- _Short problem_: Beneath this line are entries. Copy the range from the line with "Give me the TikZ source for this diagram." to the line with "(a2) at (681,74)", ends included, exactly; leave pictures out.
————
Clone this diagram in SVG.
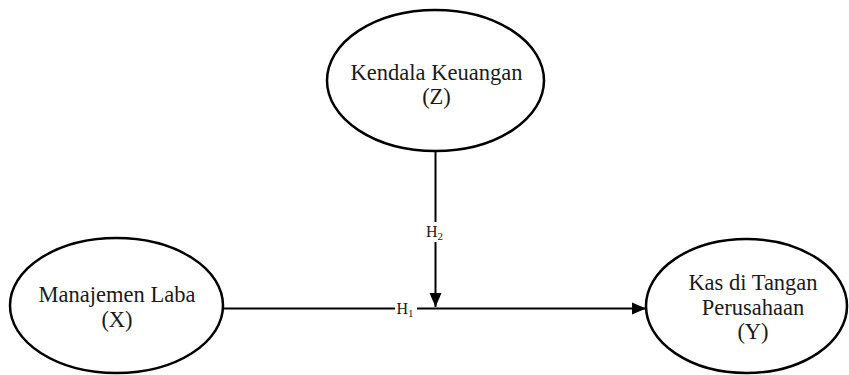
<svg xmlns="http://www.w3.org/2000/svg" width="849" height="375" viewBox="0 0 849 375">
<defs>
<style>
.node ellipse{fill:#fff;stroke:#000;stroke-width:2.5}
.lbl{font-family:"Liberation Serif","Times New Roman",serif;font-size:22.5px;fill:#1a1a1a;text-anchor:middle}
.h{font-family:"Liberation Serif","Times New Roman",serif;font-size:16px;fill:#1a1a1a}
.sub{font-size:11px}
.edge{stroke:#000;stroke-width:2;fill:none}
</style>
<marker id="arr" markerUnits="userSpaceOnUse" markerWidth="16" markerHeight="14" refX="14" refY="7" orient="auto">
<path d="M0,1 L14,7 L0,13 Z" fill="#000"/>
</marker>
</defs>
<rect width="849" height="375" fill="#fff"/>
<g id="connectors">
<line class="edge" x1="223" y1="308.5" x2="395" y2="308.5"/>
<line class="edge" x1="417" y1="308.5" x2="646" y2="308.5" marker-end="url(#arr)"/>
<line class="edge" x1="435.5" y1="152" x2="435.5" y2="222"/>
<line class="edge" x1="435.5" y1="242" x2="435.5" y2="307" marker-end="url(#arr)"/>
<text class="h" x="396.5" y="314">H<tspan class="sub" dy="3">1</tspan></text>
<text class="h" x="426" y="236.5">H<tspan class="sub" dy="3">2</tspan></text>
</g>
<g id="node-z" class="node">
<ellipse cx="435.5" cy="80.5" rx="108.5" ry="70.5"/>
<text class="lbl" x="436.5" y="80">Kendala Keuangan</text>
<text class="lbl" x="436.5" y="104">(Z)</text>
</g>
<g id="node-x" class="node">
<ellipse cx="116.5" cy="305.5" rx="106.5" ry="67.5"/>
<text class="lbl" x="117" y="302">Manajemen Laba</text>
<text class="lbl" x="117" y="327">(X)</text>
</g>
<g id="node-y" class="node">
<ellipse cx="746.5" cy="306" rx="100.5" ry="67"/>
<text class="lbl" x="753" y="290">Kas di Tangan</text>
<text class="lbl" x="753" y="315">Perusahaan</text>
<text class="lbl" x="753" y="339">(Y)</text>
</g>
</svg>
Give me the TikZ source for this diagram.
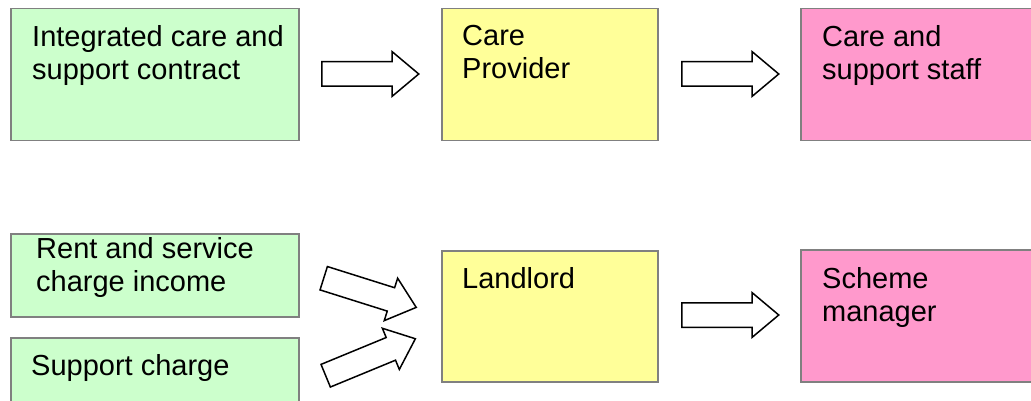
\documentclass[tikz,border=0pt]{standalone}
\usepackage{fontspec}
\setmainfont{Liberation Sans}
\usetikzlibrary{positioning,shapes.arrows}
\definecolor{mint}{HTML}{CCFFCC}
\definecolor{lemon}{HTML}{FFFF99}
\definecolor{rose}{HTML}{FF99CC}
\definecolor{edgegray}{HTML}{808080}

\begin{document}
\begin{tikzpicture}[x=1pt, y=-1pt,
  box/.style={draw=edgegray, line width=1.5pt, anchor=north west, inner sep=0pt},
  txt/.style={anchor=north west, inner sep=0pt, align=left, font=\fontsize{29}{33}\selectfont},
  blockarrow/.style={single arrow, draw, line width=1.5pt, fill=white, inner sep=0pt,
    text height=11.5pt, text depth=11.5pt, minimum height=97pt,
    single arrow head extend=10pt, single arrow tip angle=80, anchor=tail}]

\clip (0,0) rectangle (1031,401);

  % Care row (top)
  \node[box, fill=mint, minimum width=288pt, minimum height=132pt] (contract) at (10,8) {};
  \node[box, fill=lemon, minimum width=216pt, minimum height=132pt] (provider) at (441,8) {};
  \node[box, fill=rose, minimum width=245pt, minimum height=132pt] (staff) at (800,8) {};

  \node[txt] (contracttxt) at (32,25) {Integrated care and\\support contract};
  \node[txt] (providertxt) at (462,25) {Care\\Provider};
  \node[txt] (stafftxt) at (822,25) {Care and\\support staff};

  \node[blockarrow] (a1) at (321,74) {};
  \node[blockarrow] (a2) at (681,74) {};

  % Housing row (bottom)
  \node[box, fill=mint, minimum width=288pt, minimum height=83pt] (rent) at (10,233) {};
  \node[box, fill=mint, minimum width=288pt, minimum height=80pt] (supportcharge) at (10,337) {};
  \node[box, fill=lemon, minimum width=216pt, minimum height=131pt] (landlord) at (441,250) {};
  \node[box, fill=rose, minimum width=245pt, minimum height=132pt] (manager) at (800,249) {};

  \node[txt] (renttxt) at (36,237) {Rent and service\\charge income};
  \node[txt] (supportchargetxt) at (31,354) {Support charge};
  \node[txt] (landlordtxt) at (462,267) {Landlord};
  \node[txt] (managertxt) at (822,267) {Scheme\\manager};

  \node[blockarrow, rotate=-17.5] (a3) at (323,278) {};
  \node[blockarrow, rotate=22.4] (a4) at (325,376) {};
  \node[blockarrow] (a5) at (681,315) {};

\end{tikzpicture}
\end{document}
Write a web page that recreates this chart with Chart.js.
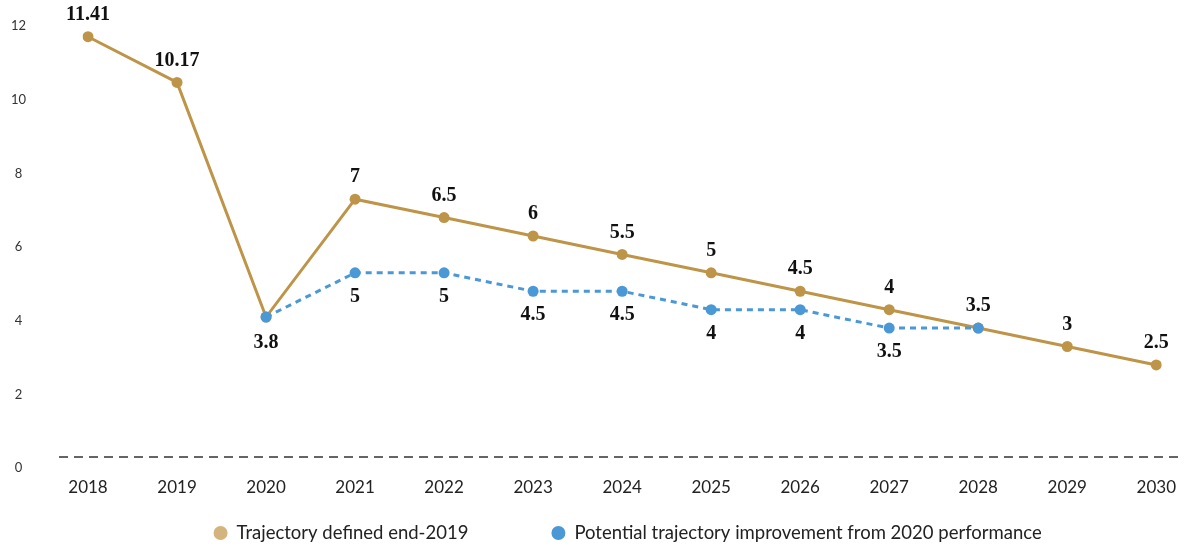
<!DOCTYPE html>
<html>
<head>
<meta charset="utf-8">
<title>Trajectory</title>
<script src="https://cdn.jsdelivr.net/npm/chart.js@4/dist/chart.umd.min.js"></script>
<style>
  html, body { margin: 0; padding: 0; background: #fff; }
  #wrap { width: 1196px; height: 546px; }
</style>
</head>
<body>
<div id="wrap"><canvas id="trajChart" width="1196" height="546"></canvas></div>
<script>
// years on the x axis
var years = ['2018', '2019', '2020', '2021', '2022', '2023', '2024', '2025', '2026', '2027', '2028', '2029', '2030'];
// trajectory defined end-2019
var trajectoryValues = [11.41, 10.17, 3.8, 7, 6.5, 6, 5.5, 5, 4.5, 4, 3.5, 3, 2.5];
// potential improvement from 2020 performance (starts and ends on the main trajectory)
var improvedValues = [null, null, 3.8, 5, 5, 4.5, 4.5, 4, 4, 3.5, 3.5, null, null];
var seriesNames = ['Trajectory defined end-2019', 'Potential trajectory improvement from 2020 performance'];
var yTicks = [0, 2, 4, 6, 8, 10, 12];

var goldLine = '#be9548';
var goldDot = '#d3b47e';
var blueLine = '#4a98d6';

function fmt(v) {
    return String(v);
}

// dashed zero line, a bit wider than the plot itself
var zeroLine = {
    id: 'zeroLine',
    beforeDatasetsDraw: function(chart) {
        var ctx = chart.ctx;
        var area = chart.chartArea;
        var y = chart.scales.y.getPixelForValue(0);
        ctx.save();
        ctx.strokeStyle = '#333';
        ctx.lineWidth = 1.5;
        ctx.setLineDash([9, 6]);
        ctx.beginPath();
        ctx.moveTo(area.left - 29, y);
        ctx.lineTo(area.right + 25, y);
        ctx.stroke();
        ctx.restore();
    }
};

// value labels: gold above its points, blue below
var valueLabels = {
    id: 'valueLabels',
    afterDatasetsDraw: function(chart) {
        var ctx = chart.ctx;
        var gold = chart.getDatasetMeta(0);
        var blue = chart.getDatasetMeta(1);
        var firstBlue = -1, lastBlue = -1;
        improvedValues.forEach(function(v, i) {
            if (v !== null) {
                if (firstBlue < 0) firstBlue = i;
                lastBlue = i;
            }
        });
        ctx.save();
        ctx.font = 'bold 20px "Liberation Serif", serif';
        ctx.fillStyle = '#111';
        ctx.textAlign = 'center';
        ctx.textBaseline = 'middle';
        gold.data.forEach(function(pt, i) {
            var below = (i === firstBlue);
            ctx.fillText(fmt(trajectoryValues[i]), pt.x, pt.y + (below ? 26 : -22));
        });
        blue.data.forEach(function(pt, i) {
            var v = improvedValues[i];
            if (v === null || i === firstBlue || i === lastBlue) return;
            ctx.fillText(fmt(v), pt.x, pt.y + 24);
        });
        ctx.restore();
    }
};

// legend row under the axis
var legendRow = {
    id: 'legendRow',
    afterDraw: function(chart) {
        var ctx = chart.ctx;
        var area = chart.chartArea;
        var colors = [goldDot, blueLine];
        var r = 7, gap = 16, spacing = 83;
        ctx.save();
        ctx.font = '18.5px Lato, "Noto Sans", sans-serif';
        ctx.textBaseline = 'middle';
        ctx.textAlign = 'left';
        var widths = seriesNames.map(function(s) { return ctx.measureText(s).width; });
        var total = 0;
        widths.forEach(function(w, i) { total += r + gap + w + (i > 0 ? spacing : 0); });
        total += r;
        var x = (area.left + area.right) / 2 + 9 - total / 2;
        var y = 533;
        seriesNames.forEach(function(name, i) {
            ctx.fillStyle = colors[i];
            ctx.beginPath();
            ctx.arc(x + r, y, r, 0, Math.PI * 2);
            ctx.fill();
            ctx.fillStyle = '#222';
            ctx.fillText(name, x + r + gap, y);
            x += r + gap + widths[i] + spacing;
        });
        ctx.restore();
    }
};

var ctx = document.getElementById('trajChart').getContext('2d');
var chart = new Chart(ctx, {
    type: 'line',
    data: {
        labels: years,
        datasets: [{
            label: seriesNames[0],
            data: trajectoryValues,
            borderColor: goldLine,
            backgroundColor: goldLine,
            borderWidth: 3,
            pointRadius: 5.5,
            pointBorderWidth: 0,
            pointBackgroundColor: goldLine,
            tension: 0,
            order: 2
        }, {
            label: seriesNames[1],
            data: improvedValues,
            borderColor: blueLine,
            backgroundColor: blueLine,
            borderWidth: 3,
            borderDash: [6, 5],
            pointRadius: 5.5,
            pointBorderWidth: 0,
            pointBackgroundColor: blueLine,
            tension: 0,
            order: 1
        }]
    },
    options: {
        responsive: false,
        animation: false,
        layout: { padding: { top: 15, right: 34, bottom: 49, left: 0 } },
        plugins: {
            legend: { display: false },
            tooltip: { enabled: false }
        },
        scales: {
            x: {
                afterFit: function(scale) { scale.height = 40; },
                grid: { display: false, drawTicks: false },
                border: { display: false },
                ticks: {
                    color: '#222',
                    padding: 20,
                    maxRotation: 0,
                    font: { family: 'Lato, "Noto Sans", sans-serif', size: 17 }
                }
            },
            y: {
                min: 0,
                max: 12,
                afterBuildTicks: function(scale) {
                    scale.ticks = yTicks.map(function(v) { return { value: v }; });
                },
                afterFit: function(scale) {
                    // wide gutter for the centred labels, without the tick padding eating the height
                    scale.width = 88;
                    scale.paddingTop = 8;
                    scale.paddingBottom = 8;
                },
                grid: { display: false, drawTicks: false },
                border: { display: false },
                ticks: {
                    color: '#333',
                    padding: 62,
                    crossAlign: 'center',
                    labelOffset: 11,
                    font: { family: 'Lato, "Noto Sans", sans-serif', size: 13 }
                }
            }
        }
    },
    plugins: [zeroLine, valueLabels, legendRow]
});
</script>
</body>
</html>
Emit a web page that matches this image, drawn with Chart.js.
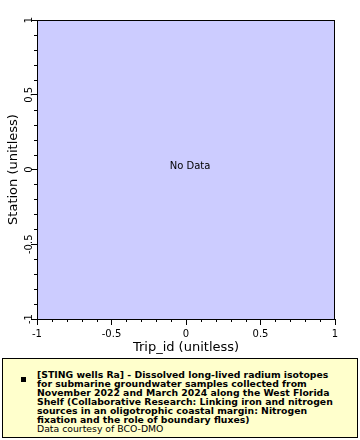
————
- _Task answer_:
Give me the TikZ source for this diagram.
\documentclass[tikz,border=0pt]{standalone}
\usepackage{fontspec}
\setmainfont{Liberation Sans}
\usetikzlibrary{positioning,shapes.arrows}
\definecolor{mint}{HTML}{CCFFCC}
\definecolor{lemon}{HTML}{FFFF99}
\definecolor{rose}{HTML}{FF99CC}
\definecolor{edgegray}{HTML}{808080}

\begin{document}
\begin{tikzpicture}[x=1pt, y=-1pt,
  box/.style={draw=edgegray, line width=1.5pt, anchor=north west, inner sep=0pt},
  txt/.style={anchor=north west, inner sep=0pt, align=left, font=\fontsize{29}{33}\selectfont},
  blockarrow/.style={single arrow, draw, line width=1.5pt, fill=white, inner sep=0pt,
    text height=11.5pt, text depth=11.5pt, minimum height=97pt,
    single arrow head extend=10pt, single arrow tip angle=80, anchor=tail}]

\clip (0,0) rectangle (1031,401);

  % Care row (top)
  \node[box, fill=mint, minimum width=288pt, minimum height=132pt] (contract) at (10,8) {};
  \node[box, fill=lemon, minimum width=216pt, minimum height=132pt] (provider) at (441,8) {};
  \node[box, fill=rose, minimum width=245pt, minimum height=132pt] (staff) at (800,8) {};

  \node[txt] (contracttxt) at (32,25) {Integrated care and\\support contract};
  \node[txt] (providertxt) at (462,25) {Care\\Provider};
  \node[txt] (stafftxt) at (822,25) {Care and\\support staff};

  \node[blockarrow] (a1) at (321,74) {};
  \node[blockarrow] (a2) at (681,74) {};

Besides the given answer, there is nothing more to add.